La chiave di volta di tutti e tre i video è al minuto 7:37 e la svela proprio Matteo. La frase magica è:
“È incredibile come il giorno dopo tutto sembri più ospitale e sereno”
Bingo. Ha fatto centro. È quello che ha complessivamente vissuto nel modo migliore l’esperienza. Ammette di aver fatto fatica ma sottolinea il valore positivo della cosa. VOTO: 8 per l’aver capito il valore di quello che stava imparando.

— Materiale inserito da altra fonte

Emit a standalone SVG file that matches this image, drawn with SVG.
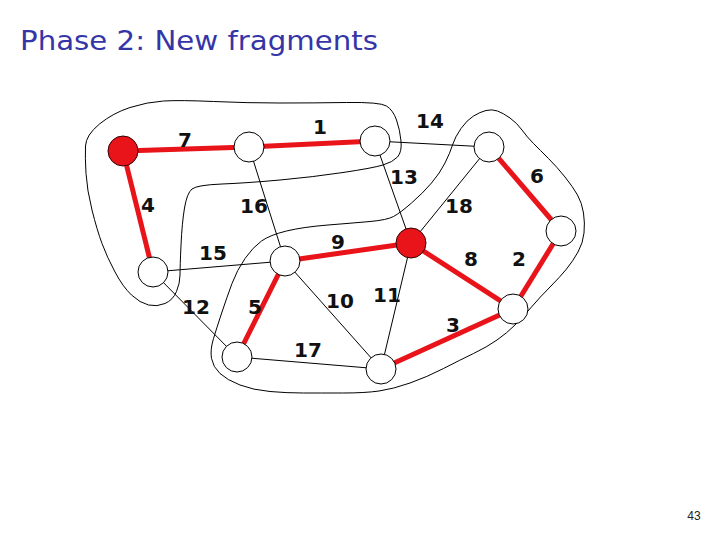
<svg xmlns="http://www.w3.org/2000/svg" width="720" height="540" viewBox="0 0 720 540">
<style>
.thin{stroke:#000;stroke-width:1;fill:none}
.red{stroke:#e8141a;stroke-width:5;fill:none}
.frag{stroke:#000;stroke-width:1;fill:none}
.node{fill:#fff;stroke:#000;stroke-width:1}
.rnode{fill:#e8141a;stroke:#300;stroke-width:1}
.lbl{font-family:"DejaVu Sans",sans-serif;font-weight:bold;font-size:20px;fill:#111;text-anchor:middle}
.title{font-family:"DejaVu Sans",sans-serif;font-size:27px;fill:#3535a8}
.pg{font-family:"Liberation Sans",sans-serif;font-size:12px;fill:#222}
</style>
<rect width="720" height="540" fill="#fff"/>
<text class="title" x="20" y="50" textLength="358" lengthAdjust="spacingAndGlyphs">Phase 2: New fragments</text>
<g id="fragments">
<path class="frag" d="M85.5,146 Q86,135 99.5,124 Q113,113 130,107.5 Q147,102 163.5,101 Q180,100 213.5,101.5 Q247,103 280,103 Q313,103 346.5,102.5 Q380,102 386.5,106 Q393,110 396.5,120 Q400,130 401,141 Q402,152 397.5,157 Q393,162 383,165 Q373,168 343,172.5 Q313,177 280,180 Q247,183 222,184 Q197,185 192,189 Q187,193 184.5,208 Q182,223 181,245 Q180,267 180,275 Q180,283 176.5,291.5 Q173,300 165,303.5 Q157,307 148.5,305 Q140,303 131.5,295 Q123,287 115,272 Q107,257 102,243.5 Q97,230 92,210 Q87,190 86,173.5 Q85,157 85.5,146 Z"/>
<path class="frag" d="M261.5,241 Q270,235 286.5,231 Q303,227 328,225 Q353,223 370,221.5 Q387,220 393.5,216.5 Q400,213 411.5,203 Q423,193 431.5,183 Q440,173 445,163 Q450,153 452.5,145 Q455,137 461,128.5 Q467,120 473.5,116 Q480,112 486,110.5 Q492,109 497.5,111 Q503,113 510,118 Q517,123 522,130 Q527,137 533.5,143.5 Q540,150 548.5,158.5 Q557,167 565,177 Q573,187 577.5,195 Q582,203 583.5,213 Q585,223 584,233 Q583,243 578,252 Q573,261 566.5,269 Q560,277 550,287 Q540,297 531.5,307 Q523,317 515,325 Q507,333 497,340 Q487,347 473.5,353.5 Q460,360 443.5,368.5 Q427,377 410,383 Q393,389 379,391 Q365,393 342.5,393 Q320,393 303.5,393 Q287,393 270,391.5 Q253,390 240,385 Q227,380 220,373.5 Q213,367 211.5,358.5 Q210,350 213.5,338.5 Q217,327 222,312 Q227,297 232,283.5 Q237,270 245,258.5 Q253,247 261.5,241 Z"/>
</g>
<g id="connectors">
<line class="thin" x1="375" y1="141" x2="489" y2="147"/>
<line class="thin" x1="375" y1="141" x2="411" y2="243"/>
<line class="thin" x1="249" y1="147" x2="285" y2="261"/>
<line class="thin" x1="153" y1="272" x2="285" y2="261"/>
<line class="thin" x1="153" y1="272" x2="237" y2="357"/>
<line class="thin" x1="285" y1="261" x2="381" y2="369"/>
<line class="thin" x1="237" y1="357" x2="381" y2="369"/>
<line class="thin" x1="411" y1="243" x2="381" y2="369"/>
<line class="thin" x1="489" y1="147" x2="411" y2="243"/>
<line class="red" x1="123" y1="151" x2="249" y2="147"/>
<line class="red" x1="249" y1="147" x2="375" y2="141"/>
<line class="red" x1="123" y1="151" x2="153" y2="272"/>
<line class="red" x1="285" y1="261" x2="411" y2="243"/>
<line class="red" x1="285" y1="261" x2="237" y2="357"/>
<line class="red" x1="411" y1="243" x2="513" y2="309"/>
<line class="red" x1="381" y1="369" x2="513" y2="309"/>
<line class="red" x1="513" y1="309" x2="561" y2="231"/>
<line class="red" x1="489" y1="147" x2="561" y2="231"/>
</g>
<g id="nA"><circle class="rnode" cx="123" cy="151" r="15"/></g>
<g id="nB"><circle class="node" cx="249" cy="147" r="15"/></g>
<g id="nC"><circle class="node" cx="375" cy="141" r="15"/></g>
<g id="nD"><circle class="node" cx="489" cy="147" r="15"/></g>
<g id="nE"><circle class="node" cx="561" cy="231" r="15"/></g>
<g id="nF"><circle class="rnode" cx="411" cy="243" r="15"/></g>
<g id="nG"><circle class="node" cx="285" cy="261" r="15"/></g>
<g id="nH"><circle class="node" cx="153" cy="272" r="15"/></g>
<g id="nI"><circle class="node" cx="237" cy="357" r="15"/></g>
<g id="nJ"><circle class="node" cx="381" cy="369" r="15"/></g>
<g id="nK"><circle class="node" cx="513" cy="309" r="15"/></g>
<g id="labels">
<text class="lbl" x="185" y="147">7</text>
<text class="lbl" x="320" y="134">1</text>
<text class="lbl" x="430" y="128">14</text>
<text class="lbl" x="404" y="184">13</text>
<text class="lbl" x="537" y="183">6</text>
<text class="lbl" x="148" y="212">4</text>
<text class="lbl" x="254" y="213">16</text>
<text class="lbl" x="459" y="213">18</text>
<text class="lbl" x="338" y="248.5">9</text>
<text class="lbl" x="213" y="260">15</text>
<text class="lbl" x="471" y="266">8</text>
<text class="lbl" x="519" y="266">2</text>
<text class="lbl" x="196" y="313.5">12</text>
<text class="lbl" x="255" y="314">5</text>
<text class="lbl" x="340" y="307.5">10</text>
<text class="lbl" x="387" y="302">11</text>
<text class="lbl" x="453" y="332">3</text>
<text class="lbl" x="308" y="357">17</text>
</g>
<text class="pg" x="694" y="520" text-anchor="middle">43</text>
</svg>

Una cosa che spiego sempre nei corsi di Mental Survival, particolarmente difficile da recepire anche se si ripete a iosa, è che la percezione della realtà è un’esperienza soggettiva ed individuale, non un fatto universale. Immaginate un esperto di sopravvivenza nella loro stessa situazione: come avrebbe dormito? quali sarebbero state le sue preoccupazioni principali? come avrebbe vissuto l’intera esperienza? Se la realtà della situazione è fattuale, tutto il resto è solo percezione soggettiva.
Tre elementi, tre realtà vissute in modi totalmente diversi tra loro. Chi dei tre ha ragione? Tutti e nessuno. Chi si sarebbe salvato in una situazione davvero difficile? Non si può dire. Chiunque di loro avrebbe probabilmente potuto stupire tutti, iniziando da loro stessi, sia nel bene che nel male.
Come già ripetuto allo sfinimento da tutti gli autori dei testi di survival più accreditati, la sopravvivenza è davvero un fenomeno mentale all’80%, e qua ne abbiamo un’ennesima dimostrazione lampante. Buona visione di The Revenant a tutti!